[Given information]
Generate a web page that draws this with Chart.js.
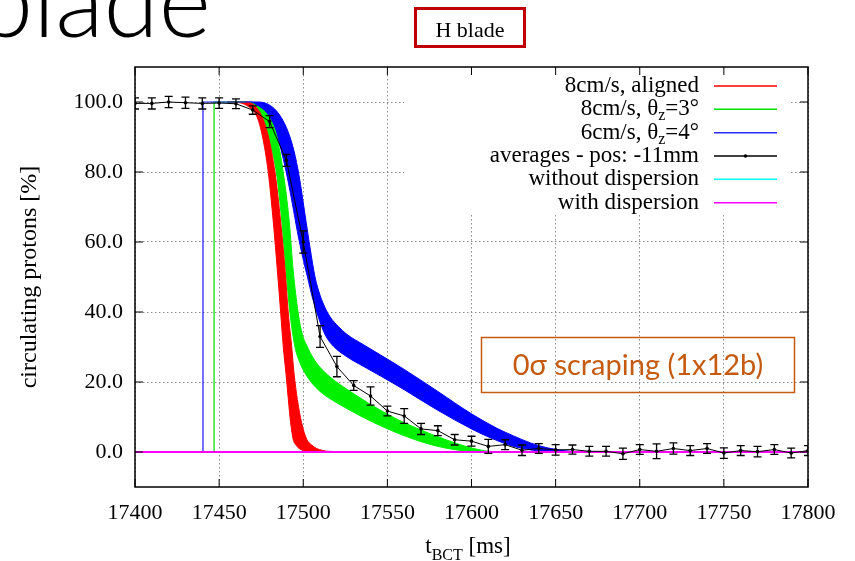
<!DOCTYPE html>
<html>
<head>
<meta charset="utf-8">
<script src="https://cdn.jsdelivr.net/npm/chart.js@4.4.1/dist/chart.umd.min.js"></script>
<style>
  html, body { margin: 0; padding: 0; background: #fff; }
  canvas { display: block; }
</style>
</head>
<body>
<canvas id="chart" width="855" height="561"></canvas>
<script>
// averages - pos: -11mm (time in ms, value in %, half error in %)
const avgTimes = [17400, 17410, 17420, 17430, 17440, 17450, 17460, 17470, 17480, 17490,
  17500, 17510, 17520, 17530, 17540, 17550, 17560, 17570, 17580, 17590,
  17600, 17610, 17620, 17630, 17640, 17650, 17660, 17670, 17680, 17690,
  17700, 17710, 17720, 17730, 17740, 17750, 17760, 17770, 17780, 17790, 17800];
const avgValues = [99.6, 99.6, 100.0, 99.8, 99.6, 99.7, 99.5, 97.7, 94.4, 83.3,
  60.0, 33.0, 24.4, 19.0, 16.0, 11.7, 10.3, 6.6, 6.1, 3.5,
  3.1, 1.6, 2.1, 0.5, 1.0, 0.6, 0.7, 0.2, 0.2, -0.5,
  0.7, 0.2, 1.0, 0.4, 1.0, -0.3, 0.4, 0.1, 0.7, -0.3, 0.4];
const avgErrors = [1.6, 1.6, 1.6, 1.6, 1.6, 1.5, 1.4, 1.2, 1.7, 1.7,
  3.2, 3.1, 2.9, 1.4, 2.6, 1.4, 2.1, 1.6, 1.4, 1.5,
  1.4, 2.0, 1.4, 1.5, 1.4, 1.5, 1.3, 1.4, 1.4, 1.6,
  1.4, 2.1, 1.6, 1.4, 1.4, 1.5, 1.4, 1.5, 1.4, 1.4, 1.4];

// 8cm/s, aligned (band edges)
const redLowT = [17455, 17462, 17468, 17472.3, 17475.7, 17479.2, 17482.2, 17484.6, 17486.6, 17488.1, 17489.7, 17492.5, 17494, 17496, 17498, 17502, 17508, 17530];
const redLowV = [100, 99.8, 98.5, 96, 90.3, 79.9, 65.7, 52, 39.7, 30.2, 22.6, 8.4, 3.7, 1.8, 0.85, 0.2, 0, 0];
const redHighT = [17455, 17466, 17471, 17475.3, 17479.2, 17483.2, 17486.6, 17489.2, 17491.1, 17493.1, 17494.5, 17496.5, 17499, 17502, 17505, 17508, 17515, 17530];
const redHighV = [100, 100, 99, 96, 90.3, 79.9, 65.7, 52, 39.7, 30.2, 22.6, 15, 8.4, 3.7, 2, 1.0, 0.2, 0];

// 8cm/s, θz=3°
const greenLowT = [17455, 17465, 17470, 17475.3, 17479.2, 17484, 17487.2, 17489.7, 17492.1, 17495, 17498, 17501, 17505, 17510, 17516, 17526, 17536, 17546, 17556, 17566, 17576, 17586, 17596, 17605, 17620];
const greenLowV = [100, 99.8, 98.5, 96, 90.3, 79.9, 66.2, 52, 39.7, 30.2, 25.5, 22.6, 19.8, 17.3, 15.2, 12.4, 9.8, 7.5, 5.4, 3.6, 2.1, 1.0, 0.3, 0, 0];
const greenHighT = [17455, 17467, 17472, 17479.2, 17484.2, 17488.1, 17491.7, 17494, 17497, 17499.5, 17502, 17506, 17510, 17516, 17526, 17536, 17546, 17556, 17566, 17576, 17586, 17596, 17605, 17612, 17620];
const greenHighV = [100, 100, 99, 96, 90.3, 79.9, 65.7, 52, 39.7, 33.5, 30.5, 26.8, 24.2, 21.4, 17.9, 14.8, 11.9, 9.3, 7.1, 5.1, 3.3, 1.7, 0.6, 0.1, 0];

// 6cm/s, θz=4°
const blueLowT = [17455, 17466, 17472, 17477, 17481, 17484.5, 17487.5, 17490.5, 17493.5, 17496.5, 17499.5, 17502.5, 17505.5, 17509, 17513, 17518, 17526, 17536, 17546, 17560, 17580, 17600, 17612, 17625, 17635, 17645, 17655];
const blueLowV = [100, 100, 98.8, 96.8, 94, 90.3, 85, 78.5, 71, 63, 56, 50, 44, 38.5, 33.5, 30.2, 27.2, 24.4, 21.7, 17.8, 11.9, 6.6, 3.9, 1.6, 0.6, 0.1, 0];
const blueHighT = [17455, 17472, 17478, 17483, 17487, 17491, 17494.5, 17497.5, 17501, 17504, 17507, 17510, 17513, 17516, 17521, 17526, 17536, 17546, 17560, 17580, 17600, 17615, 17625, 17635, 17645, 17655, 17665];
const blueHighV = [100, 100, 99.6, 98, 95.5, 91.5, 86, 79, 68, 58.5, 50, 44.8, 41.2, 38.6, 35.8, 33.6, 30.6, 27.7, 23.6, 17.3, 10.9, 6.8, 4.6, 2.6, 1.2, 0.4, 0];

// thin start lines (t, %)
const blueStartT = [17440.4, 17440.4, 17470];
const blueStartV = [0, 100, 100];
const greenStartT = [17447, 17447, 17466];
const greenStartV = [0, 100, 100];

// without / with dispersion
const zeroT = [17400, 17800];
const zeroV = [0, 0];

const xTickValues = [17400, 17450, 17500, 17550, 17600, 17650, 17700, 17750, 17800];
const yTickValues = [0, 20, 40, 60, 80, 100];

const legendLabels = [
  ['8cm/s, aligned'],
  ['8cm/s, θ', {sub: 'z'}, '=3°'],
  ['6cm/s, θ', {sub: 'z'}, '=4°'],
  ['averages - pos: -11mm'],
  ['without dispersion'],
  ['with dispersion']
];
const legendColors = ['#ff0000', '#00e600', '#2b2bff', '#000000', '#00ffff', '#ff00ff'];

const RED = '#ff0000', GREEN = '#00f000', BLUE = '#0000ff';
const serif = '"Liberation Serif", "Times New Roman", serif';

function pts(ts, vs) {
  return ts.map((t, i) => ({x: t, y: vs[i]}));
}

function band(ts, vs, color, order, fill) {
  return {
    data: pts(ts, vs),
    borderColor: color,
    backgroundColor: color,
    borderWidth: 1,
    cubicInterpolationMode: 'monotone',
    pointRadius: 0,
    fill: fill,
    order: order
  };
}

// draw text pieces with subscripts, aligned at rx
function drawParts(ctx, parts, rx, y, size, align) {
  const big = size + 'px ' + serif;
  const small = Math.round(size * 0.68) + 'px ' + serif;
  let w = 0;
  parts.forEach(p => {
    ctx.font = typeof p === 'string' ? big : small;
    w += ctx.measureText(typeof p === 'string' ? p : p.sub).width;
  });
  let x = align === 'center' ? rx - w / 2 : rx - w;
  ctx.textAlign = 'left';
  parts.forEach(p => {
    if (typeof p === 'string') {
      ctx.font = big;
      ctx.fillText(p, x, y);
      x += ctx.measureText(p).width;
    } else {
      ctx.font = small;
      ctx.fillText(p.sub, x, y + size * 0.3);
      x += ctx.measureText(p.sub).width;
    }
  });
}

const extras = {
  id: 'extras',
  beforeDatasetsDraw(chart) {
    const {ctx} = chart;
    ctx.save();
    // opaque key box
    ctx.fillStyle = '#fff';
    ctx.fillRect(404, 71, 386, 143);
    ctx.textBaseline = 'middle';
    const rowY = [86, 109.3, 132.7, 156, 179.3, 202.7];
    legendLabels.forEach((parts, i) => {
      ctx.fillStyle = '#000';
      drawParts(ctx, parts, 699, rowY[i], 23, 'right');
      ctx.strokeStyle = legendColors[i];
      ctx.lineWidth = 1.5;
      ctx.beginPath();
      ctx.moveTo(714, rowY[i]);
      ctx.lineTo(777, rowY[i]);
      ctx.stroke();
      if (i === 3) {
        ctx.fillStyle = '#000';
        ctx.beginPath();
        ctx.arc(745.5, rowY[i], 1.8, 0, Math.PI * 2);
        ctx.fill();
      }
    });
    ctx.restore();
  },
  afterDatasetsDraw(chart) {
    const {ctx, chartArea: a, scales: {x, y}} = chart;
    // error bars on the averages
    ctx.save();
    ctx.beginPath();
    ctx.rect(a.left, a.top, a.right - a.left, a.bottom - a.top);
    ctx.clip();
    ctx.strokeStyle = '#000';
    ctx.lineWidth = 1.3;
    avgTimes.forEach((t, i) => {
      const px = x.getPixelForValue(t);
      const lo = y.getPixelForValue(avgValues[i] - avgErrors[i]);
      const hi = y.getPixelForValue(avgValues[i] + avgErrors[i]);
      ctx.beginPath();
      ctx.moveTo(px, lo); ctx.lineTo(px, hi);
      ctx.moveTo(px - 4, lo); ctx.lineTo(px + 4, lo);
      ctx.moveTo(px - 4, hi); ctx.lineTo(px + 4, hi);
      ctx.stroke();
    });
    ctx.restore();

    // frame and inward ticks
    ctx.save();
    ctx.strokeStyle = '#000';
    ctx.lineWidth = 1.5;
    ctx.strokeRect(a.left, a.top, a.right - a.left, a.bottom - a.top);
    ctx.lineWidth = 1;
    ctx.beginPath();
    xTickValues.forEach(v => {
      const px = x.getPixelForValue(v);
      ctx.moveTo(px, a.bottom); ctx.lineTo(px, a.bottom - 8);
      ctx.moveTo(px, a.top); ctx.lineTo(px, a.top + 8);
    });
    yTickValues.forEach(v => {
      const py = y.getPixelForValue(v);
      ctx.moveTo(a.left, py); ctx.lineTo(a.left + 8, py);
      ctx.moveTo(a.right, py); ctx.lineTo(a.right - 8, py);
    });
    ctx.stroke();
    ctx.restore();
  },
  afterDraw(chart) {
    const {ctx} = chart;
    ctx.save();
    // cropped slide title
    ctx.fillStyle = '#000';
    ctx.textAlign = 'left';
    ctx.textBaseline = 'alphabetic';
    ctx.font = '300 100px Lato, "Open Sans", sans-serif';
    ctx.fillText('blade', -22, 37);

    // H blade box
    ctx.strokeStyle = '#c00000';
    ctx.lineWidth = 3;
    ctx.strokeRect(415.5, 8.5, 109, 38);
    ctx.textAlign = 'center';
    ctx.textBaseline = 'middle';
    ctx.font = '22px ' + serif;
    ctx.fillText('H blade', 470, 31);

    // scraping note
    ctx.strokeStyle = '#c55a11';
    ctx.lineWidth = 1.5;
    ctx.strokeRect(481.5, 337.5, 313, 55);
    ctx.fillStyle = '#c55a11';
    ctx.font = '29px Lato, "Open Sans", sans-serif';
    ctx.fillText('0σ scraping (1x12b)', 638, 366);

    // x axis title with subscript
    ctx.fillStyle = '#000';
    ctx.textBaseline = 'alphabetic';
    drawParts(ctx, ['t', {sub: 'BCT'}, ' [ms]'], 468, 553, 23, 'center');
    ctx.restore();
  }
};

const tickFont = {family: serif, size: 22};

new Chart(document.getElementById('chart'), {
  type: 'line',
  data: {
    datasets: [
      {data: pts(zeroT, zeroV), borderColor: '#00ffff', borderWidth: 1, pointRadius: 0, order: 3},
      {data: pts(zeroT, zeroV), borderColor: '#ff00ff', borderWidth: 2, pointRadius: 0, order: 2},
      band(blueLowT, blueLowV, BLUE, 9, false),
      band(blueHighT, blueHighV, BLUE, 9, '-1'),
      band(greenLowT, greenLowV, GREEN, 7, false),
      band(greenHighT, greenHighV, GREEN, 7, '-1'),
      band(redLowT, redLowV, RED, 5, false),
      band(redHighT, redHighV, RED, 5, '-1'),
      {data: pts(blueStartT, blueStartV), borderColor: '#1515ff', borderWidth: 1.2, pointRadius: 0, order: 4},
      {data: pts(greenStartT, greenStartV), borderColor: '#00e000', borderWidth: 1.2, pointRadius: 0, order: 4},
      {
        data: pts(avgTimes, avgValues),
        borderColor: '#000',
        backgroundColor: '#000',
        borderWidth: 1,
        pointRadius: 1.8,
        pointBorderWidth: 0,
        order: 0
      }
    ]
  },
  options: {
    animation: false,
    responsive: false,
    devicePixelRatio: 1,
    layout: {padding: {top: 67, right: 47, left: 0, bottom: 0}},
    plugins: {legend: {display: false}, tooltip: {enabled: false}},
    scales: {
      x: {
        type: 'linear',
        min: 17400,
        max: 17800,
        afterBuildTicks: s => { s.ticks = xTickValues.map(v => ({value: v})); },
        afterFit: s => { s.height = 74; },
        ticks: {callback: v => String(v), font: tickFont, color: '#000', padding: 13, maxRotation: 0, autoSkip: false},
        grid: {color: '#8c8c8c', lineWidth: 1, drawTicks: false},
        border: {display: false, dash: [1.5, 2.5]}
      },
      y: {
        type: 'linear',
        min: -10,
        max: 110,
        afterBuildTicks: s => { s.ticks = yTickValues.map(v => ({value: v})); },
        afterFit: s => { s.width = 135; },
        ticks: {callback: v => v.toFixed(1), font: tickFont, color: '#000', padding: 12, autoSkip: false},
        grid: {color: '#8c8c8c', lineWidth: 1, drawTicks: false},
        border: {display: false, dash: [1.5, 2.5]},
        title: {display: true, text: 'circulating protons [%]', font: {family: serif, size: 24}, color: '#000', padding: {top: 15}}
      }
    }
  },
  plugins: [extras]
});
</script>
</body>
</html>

[What to produce] Copy nothing but the lines from the first one in the listing through the line with "1.4, 2.1, 1.6, 1.4, 1.4, 1.5, 1.4, 1.5, 1.4, 1.4, 1.4];", and omit the pictures.

[The reply]
Generate a web page that draws this with Chart.js.
<!DOCTYPE html>
<html>
<head>
<meta charset="utf-8">
<script src="https://cdn.jsdelivr.net/npm/chart.js@4.4.1/dist/chart.umd.min.js"></script>
<style>
  html, body { margin: 0; padding: 0; background: #fff; }
  canvas { display: block; }
</style>
</head>
<body>
<canvas id="chart" width="855" height="561"></canvas>
<script>
// averages - pos: -11mm (time in ms, value in %, half error in %)
const avgTimes = [17400, 17410, 17420, 17430, 17440, 17450, 17460, 17470, 17480, 17490,
  17500, 17510, 17520, 17530, 17540, 17550, 17560, 17570, 17580, 17590,
  17600, 17610, 17620, 17630, 17640, 17650, 17660, 17670, 17680, 17690,
  17700, 17710, 17720, 17730, 17740, 17750, 17760, 17770, 17780, 17790, 17800];
const avgValues = [99.6, 99.6, 100.0, 99.8, 99.6, 99.7, 99.5, 97.7, 94.4, 83.3,
  60.0, 33.0, 24.4, 19.0, 16.0, 11.7, 10.3, 6.6, 6.1, 3.5,
  3.1, 1.6, 2.1, 0.5, 1.0, 0.6, 0.7, 0.2, 0.2, -0.5,
  0.7, 0.2, 1.0, 0.4, 1.0, -0.3, 0.4, 0.1, 0.7, -0.3, 0.4];
const avgErrors = [1.6, 1.6, 1.6, 1.6, 1.6, 1.5, 1.4, 1.2, 1.7, 1.7,
  3.2, 3.1, 2.9, 1.4, 2.6, 1.4, 2.1, 1.6, 1.4, 1.5,
  1.4, 2.0, 1.4, 1.5, 1.4, 1.5, 1.3, 1.4, 1.4, 1.6,
  1.4, 2.1, 1.6, 1.4, 1.4, 1.5, 1.4, 1.5, 1.4, 1.4, 1.4];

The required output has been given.